§ **Goal**: Skip the images and return the records below exactly.

— begin Data to use —

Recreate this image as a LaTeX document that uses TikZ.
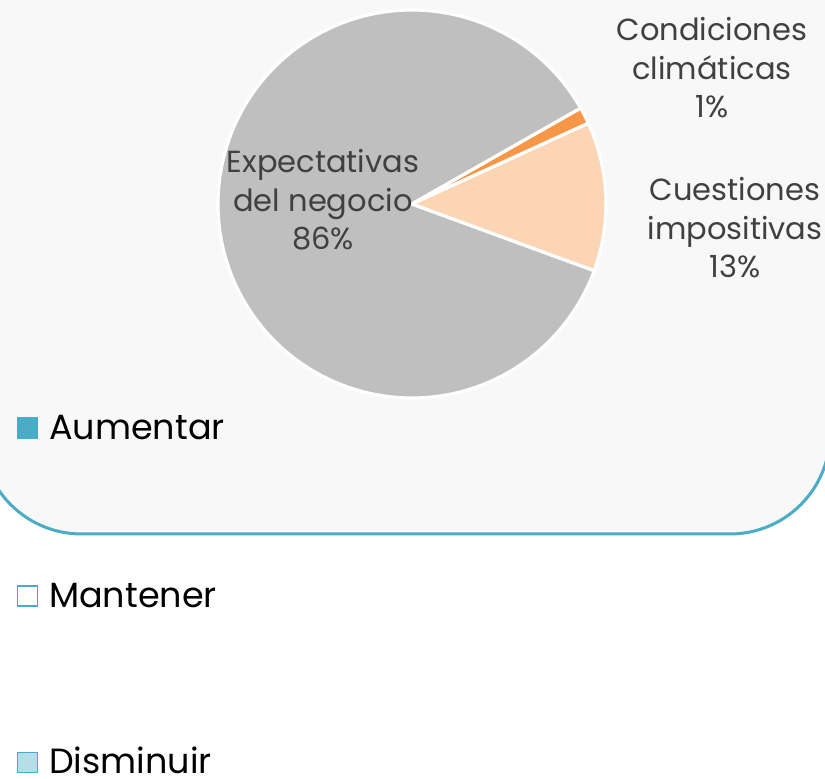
\documentclass[tikz,border=0pt]{standalone}
\usepackage{fontspec}
\setmainfont{Poppins}
\definecolor{bgc}{HTML}{F8F8F8}
\definecolor{tealc}{HTML}{4BACC6}
\definecolor{lightteal}{HTML}{B7DEE8}
\definecolor{slicegray}{HTML}{BFBFBF}
\definecolor{sliceorange}{HTML}{F79646}
\definecolor{slicepeach}{HTML}{FCD5B5}
\definecolor{labelc}{HTML}{404040}
\tikzset{
  slice/.style={draw=white, line width=3.2pt, line join=round},
  pielabel/.style={align=center, inner sep=0pt, text=labelc, font=\fontsize{30.5}{38.5}\selectfont, anchor=base},
  legsq/.style={draw=tealc, line width=1.5pt, minimum size=20pt, inner sep=0pt},
  legtext/.style={anchor=base west, inner sep=0pt, font=\fontsize{35}{40}\selectfont}
}
\begin{document}
\begin{tikzpicture}[x=1pt,y=1pt]
\useasboundingbox (0,0) rectangle (825,779);
\clip (0,0) rectangle (825,779);
\fill[white] (0,0) rectangle (825,779);
\draw[fill=bgc, draw=tealc, line width=3pt, rounded corners=100pt] (-18.5,245) rectangle (830,900);
\coordinate (c) at (412,575);
\filldraw[slice, fill=slicegray] (c) -- ++(29.6:194) arc[start angle=29.6, end angle=339.9, radius=194] -- cycle;
\filldraw[slice, fill=sliceorange] (c) -- ++(24.6:194) arc[start angle=24.6, end angle=29.6, radius=194] -- cycle;
\filldraw[slice, fill=slicepeach] (c) -- ++(-20.1:194) arc[start angle=-20.1, end angle=24.6, radius=194] -- cycle;
\node[pielabel] (lexp) at (323,529) {Expectativas\\del negocio\\86\%};
\node[pielabel] (lcond) at (712,661) {Condiciones\\climáticas\\1\%};
\node[pielabel] (lcuest) at (735,501) {Cuestiones\\impositivas\\13\%};
\node[legsq, fill=tealc] (sqA) at (27.5,351) {};
\node[legtext] (tA) at (49,339) {Aumentar};
\node[legsq, fill=white] (sqM) at (27.5,183) {};
\node[legtext] (tM) at (49,171) {Mantener};
\node[legsq, fill=lightteal] (sqD) at (27.5,16.5) {};
\node[legtext] (tD) at (49,5) {Disminuir};
\end{tikzpicture}
\end{document}
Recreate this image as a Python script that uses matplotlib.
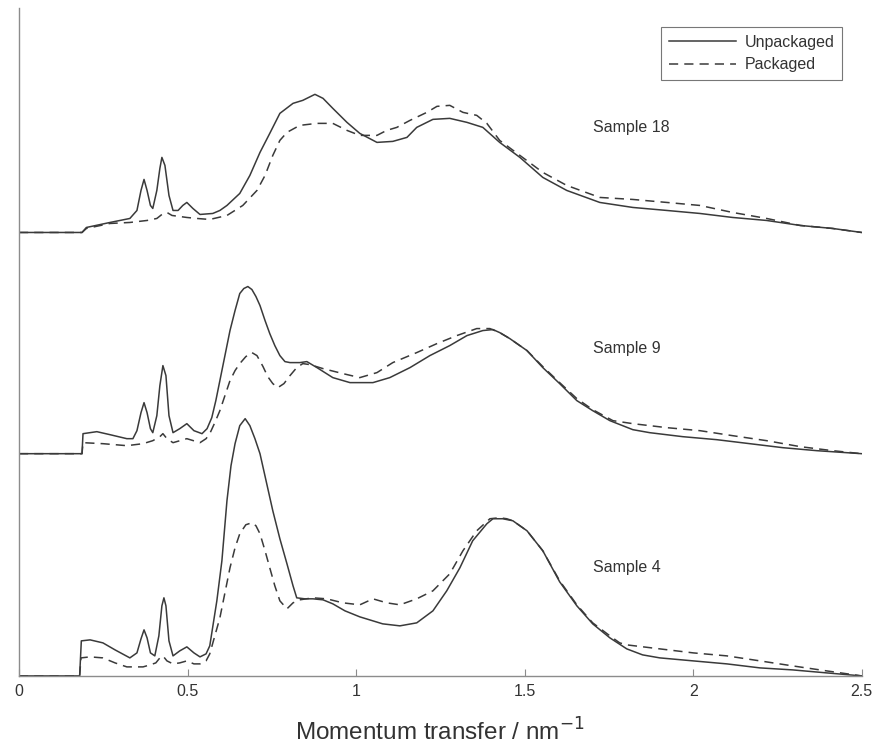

— end Data to use —

§ **Solution**:
Recreate this image as a LaTeX document that uses TikZ.
\documentclass[tikz,border=0pt]{standalone}
\usepackage{fontspec}
\setmainfont{Poppins}
\definecolor{bgc}{HTML}{F8F8F8}
\definecolor{tealc}{HTML}{4BACC6}
\definecolor{lightteal}{HTML}{B7DEE8}
\definecolor{slicegray}{HTML}{BFBFBF}
\definecolor{sliceorange}{HTML}{F79646}
\definecolor{slicepeach}{HTML}{FCD5B5}
\definecolor{labelc}{HTML}{404040}
\tikzset{
  slice/.style={draw=white, line width=3.2pt, line join=round},
  pielabel/.style={align=center, inner sep=0pt, text=labelc, font=\fontsize{30.5}{38.5}\selectfont, anchor=base},
  legsq/.style={draw=tealc, line width=1.5pt, minimum size=20pt, inner sep=0pt},
  legtext/.style={anchor=base west, inner sep=0pt, font=\fontsize{35}{40}\selectfont}
}
\begin{document}
\begin{tikzpicture}[x=1pt,y=1pt]
\useasboundingbox (0,0) rectangle (825,779);
\clip (0,0) rectangle (825,779);
\fill[white] (0,0) rectangle (825,779);
\draw[fill=bgc, draw=tealc, line width=3pt, rounded corners=100pt] (-18.5,245) rectangle (830,900);
\coordinate (c) at (412,575);
\filldraw[slice, fill=slicegray] (c) -- ++(29.6:194) arc[start angle=29.6, end angle=339.9, radius=194] -- cycle;
\filldraw[slice, fill=sliceorange] (c) -- ++(24.6:194) arc[start angle=24.6, end angle=29.6, radius=194] -- cycle;
\filldraw[slice, fill=slicepeach] (c) -- ++(-20.1:194) arc[start angle=-20.1, end angle=24.6, radius=194] -- cycle;
\node[pielabel] (lexp) at (323,529) {Expectativas\\del negocio\\86\%};
\node[pielabel] (lcond) at (712,661) {Condiciones\\climáticas\\1\%};
\node[pielabel] (lcuest) at (735,501) {Cuestiones\\impositivas\\13\%};
\node[legsq, fill=tealc] (sqA) at (27.5,351) {};
\node[legtext] (tA) at (49,339) {Aumentar};
\node[legsq, fill=white] (sqM) at (27.5,183) {};
\node[legtext] (tM) at (49,171) {Mantener};
\node[legsq, fill=lightteal] (sqD) at (27.5,16.5) {};
\node[legtext] (tD) at (49,5) {Disminuir};
\end{tikzpicture}
\end{document}
Recreate this image as a Python script that uses matplotlib.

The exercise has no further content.